Beauty products maker Elizabeth Arden Inc. (RDEN) reported fiscal fourth-quarter results yesterday after the closing bell. The company recorded a narrower GAAP net loss of $3.6 million, compared to a loss of $10.4 million in year-ago period.

Excluding restructuring and certain other expenses, loss per share came in at 7 cents per share, which squeezed past the Zacks Consensus Estimate by a penny.

Elizabeth Arden is a global prestige beauty products company with a portfolio of brands sold in over 100 countries. The company’s portfolio comprise of Elizabeth Arden skincare, color, and fragrance products, Prevage anti-aging treatments, celebrity and designer fragrance brands. In May last year, the company signed a deal with Liz Claiborne (LIZ) to make, distribute and market the latter’s fragrance brands.

The Miramar, FL-based company’s recorded a 10% year-over-year decline in sales to $212.6 million as performance was adversely affected by weak discretionary spending environment and inventory de-stocking by retailers. The company said that North American fragrances, which accounts for two-thirds of revenues, dipped 14.5% year over year to $116.4 million, while international sales contracted 7.3% to $85.2 million.

Elizabeth Arden’s gross profit grew nearly 2% year over year $91.9 million, while margin expanded 510 basis points (bps) to 43.2%. The margin growth was driven by the company’s global efficiency re-engineering initiative, which included efforts to reduce inventories and improve cost structure related to supply chain and logistics.

The company expects gross margin to grow by 200 bps to 250 during the fiscal year 2010 on savings from the re-engineering initiative and improved sales dilution.

Operating expenses decreased 11.4% year over year to $91.9 million due to the company’s cost-cutting efforts, partially offset by expenses to support brand launches and the Liz Claiborne’s fragrance brands. Accordingly, the company posted a narrower operating loss of $38,000, against a loss of $13.7 million in the year-ago quarter.
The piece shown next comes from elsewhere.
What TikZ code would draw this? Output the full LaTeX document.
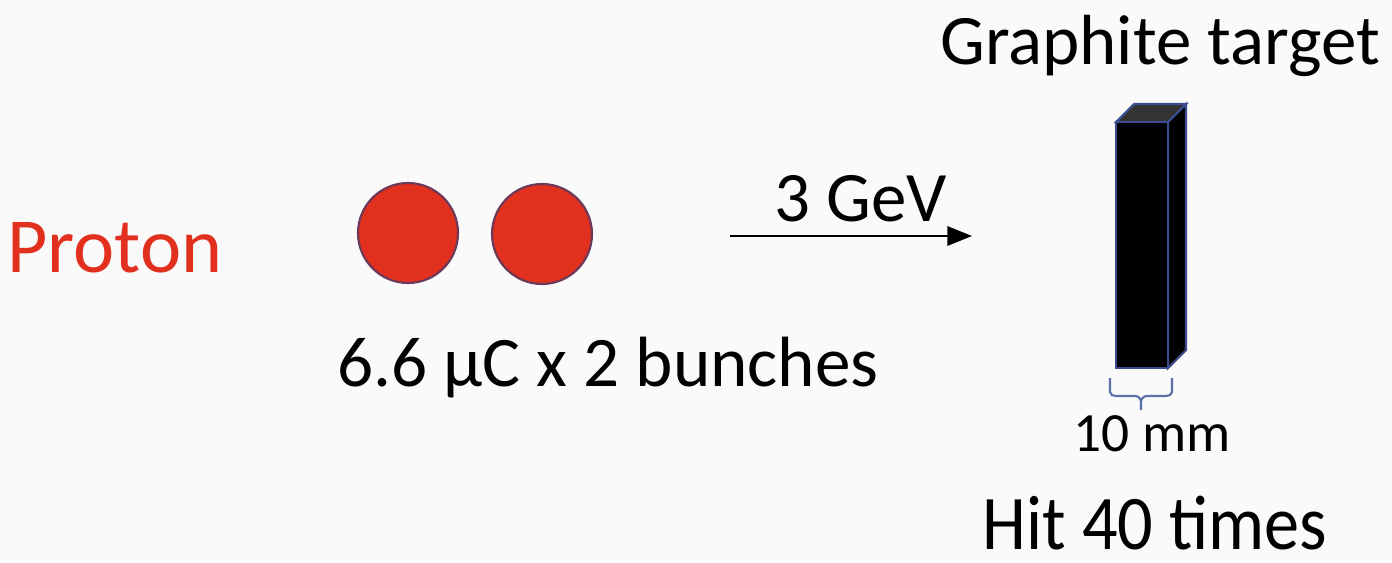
\documentclass[tikz,border=0pt]{standalone}
\usepackage{fontspec}
\setmainfont{Carlito}
\usepackage{xcolor}
\usetikzlibrary{arrows.meta}

\definecolor{bunchred}{HTML}{E2301F}
\definecolor{bunchedge}{HTML}{6A3858}
\definecolor{edgeblue}{HTML}{3C4C8E}
\definecolor{bracketblue}{HTML}{5B6FA8}

\tikzset{
    bunch/.style={circle,fill=bunchred,draw=bunchedge,line width=1.2pt,minimum size=100*0.02cm,inner sep=0pt},
    label/.style={inner sep=0pt,text=black}
}

\begin{document}
\begin{tikzpicture}[x=0.02cm,y=-0.02cm]
                \fill[white!98!black] (0,0) rectangle (1392,562);
                \useasboundingbox (0,0) rectangle (1392,562);
                \node[label,text=bunchred,font=\fontsize{44.4}{50}\selectfont] (proton) at (115,248) {Proton};
                \foreach \x/\y[count=\i] in {408/233, 542/234}
                \node[bunch] (bunch\i) at (\x,\y) {};
                \node[label,font=\fontsize{40.5}{46}\selectfont] (charge) at (608,368) {6.6 μC x 2 bunches};
                \coordinate (beamstart) at (730,236);
                \coordinate (beamend) at (972,236);
                \draw[line width=1.2pt,-{Triangle[length=14pt,width=11pt]}] (beamstart) -- (beamend);
                \node[label,font=\fontsize{40.4}{46}\selectfont] (energy) at (861,199) {3 GeV};
                % graphite bar: front, side and top faces
                \coordinate (fa) at (1116,122);
                \coordinate (fb) at (1168,122);
                \coordinate (fc) at (1168,368);
                \coordinate (fd) at (1116,368);
                \coordinate (ba) at (1134,104);
                \coordinate (bb) at (1186,104);
                \coordinate (bc) at (1186,350);
                \fill[black!80,draw=edgeblue,line width=1.2pt] (fa) -- (ba) -- (bb) -- (fb) -- cycle;
                \fill[black,draw=edgeblue,line width=1.2pt] (fb) -- (bb) -- (bc) -- (fc) -- cycle;
                \fill[black,draw=edgeblue,line width=1.2pt] (fa) rectangle (fc);
                \node[label,font=\fontsize{40.4}{46}\selectfont] (target) at (1160,46) {Graphite target};
                \draw[bracketblue,line width=1.2pt] (1110,378) -- (1110,392) to[out=-90,in=180] (1116,396) -- (1135,396)
                    to[out=0,in=90] (1141,402) -- (1141,410) (1141,402) to[out=90,in=180] (1147,396) -- (1166,396)
                    to[out=0,in=-90] (1172,392) -- (1172,378);
                \node[label,font=\fontsize{31.5}{36}\selectfont] (width) at (1152,434) {10 mm};
                \node[label,yscale=1.1,font=\fontsize{40}{46}\selectfont] (hits) at (1155,523) {Hit 40 times};
            \end{tikzpicture}
\end{document}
Elizabeth Arden ended the quarter with operating cash flow of $37 million helped by a $90 million reduction in inventories to $318.5 million. Days Sales Outstanding (DSOs) improved by 4 days, compared to the prior year quarter to 64 days. Total debt decreased by $5 million to $338.9 million, causing the debt-to-capitalization ratio to reduce by 40 bps to approximately 50.2%.

Looking ahead, the company sees performance in the fiscal year 2010 to be affected by continued paring of inventories by retailers. Revenue is expected to grow by 2.0% to 3.5%, which comes to approximately $1.09 billion to $1.11 billion, while earnings is expected to range between 50 cents and 65 cents per share.

The earnings guidance is in-line with the Zacks Consensus Estimate of 58 cents per share, which has moved down by 14 cents, or 19.4%, over the past week.

Meanwhile, larger rival Estee Lauder Companies Inc. (EL) reported fiscal fourth-quarter earnings of 20 cents per share yesterday, matching the Zacks Consensus Estimate, even as sales slipped 16% year over year to $1.68 billion. The company offered a lackluster fiscal 2010 outlook with sales expected to remain flat or grow by 2% in constant currency terms.